Speedcore is said to deliver lower power by offering direct connection to the SoC and by sizing the FPGA element to the customer’s particular requirements. Higher interface performance reduces latency and, because the Speedcore element is smaller than a standalone FPGA, board size and layer count can be reduced. Other benefits are said to include isolation for noise immunity and ESD protection.

The company claims Speedcore could increase data bandwidth by a factor of 10, whilst reducing latency by a similar amount. Mensor added that power consumption could be 50% less, accompanied by a significant reduction in product cost.

One of the reasons why Achronix claims command of both FPGA design and IP integration is because that approach was used to develop its Speedster 22i FPGA. “When we built the 22i,” Mensor explained, “the FPGA logic design was undertaken in Santa Clara, while a team in Bangalore designed the I/O ring. The Bangalore team then integrated the logic core.”

According to Achronix, the Speedster 22i required the integration of SERDES, Ethernet, PCI Express, DDR3, Interlaken and PLL IP from five vendors. “You need to have done it,” Mensor continued. “And Achronix has done its own SoC integration.”

One of the attractions of the Speedcore approach, at least in Mensor’s view, is that it brings power savings. “Both static and dynamic I/O power consumption are reduced significantly,” he said. “And the core static and dynamic power consumption is also lower, because the user can design the core to be exactly the size they need.

“And, if power saving is an important design criterion,” he added, “then the performance can be reduced; you don’t have that ability with a high end FPGA.”

A further benefit is said to be a reduction in the space needed. “High end FPGAs are big,” Mensor observed, “but the FPGA logic only takes up 50% of the die size. Inserting FPGA logic into an SoC means you can build a smaller device.” He added that, alongside area, a smaller device might allow the number of PCB layers to be reduced. “It could require more than 16 layers to route an FPGA,” he suggested, “and signal integrity will also be improved.”

The FPGA logic element can be of any size, Mensor noted. “While there is a minimum size of 8000 look up tables (LUTs), we have customers for Speedcore who are designing cores ranging from 50,000 to 150,000 LUTs. And these have a latency of 2ns, compared to 30 to 50ns in an FPGA.”

Because Speedcore eFPGA is embeddable IP, it does not include programmable I/O; rather, it is intended to be completely surrounded by the end user’s ASIC.

Looking to take some of the challenges out of the FPGA design process, Achronix has developed the Speedcore eFPGA compiler, which is intended to support the rapid development of customer specific IP, along with a modular architecture that allows FPGA cores of different sizes to be created.

Steve Mensor

“There are design rules that dictate the minimum and maximum relative quantities for each of the available resources,” Mensor said, “but our modular architecture allows blocks to be put together in a ‘lego’ like approach.” Amongst the blocks available are: block RAM, with up to 20kbyte per block; logic RAM, up to 4kbyte per block’ a 64bit DSP featuring an 18 x 27 multiplier, a 64bit accumulator and a 27bit pre-adder; and four input LUTs. Additionally, customers can define the Speedcore aspect ratio and the I/O port connections.
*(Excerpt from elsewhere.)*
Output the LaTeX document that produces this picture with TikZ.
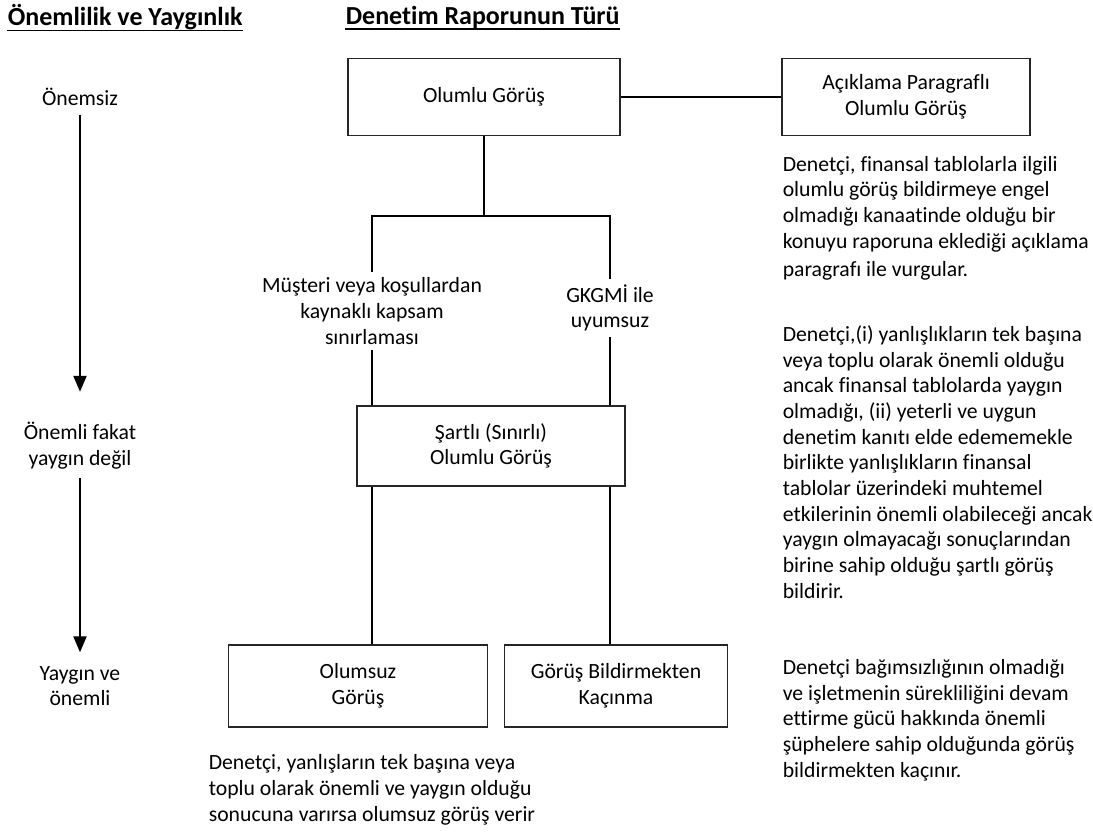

“Construction rules are managed in the Speedcore Builder tool,” said Mensor.

While Achronix has a foundry agreement with Intel, giving it the ability to make its Speedster 22i FPGA on a 14nm FinFet process, it will also offer Speedcore in a format ready for manufacture on TSMC’s 16FFT+ process. And, because FinFET transistors age, technology is included to make sure they age uniformly. “We currently have customers designing for the TSMC process,” Mensor noted, “but the customer can choose where they manufacture their SoC.”

Speedcore IP is delivered in GDSII format for the customer to integrate into their ASIC. Achronix also offers ACE design tools that compile designs into the Speedcore eFPGA.

Steve Dodsworth, VP of worldwide sales, concluded: “There is a clear need to have more FPGA integration and this is what Speedcore is all about. Anyone not in the Intel world will be interested in the technology.”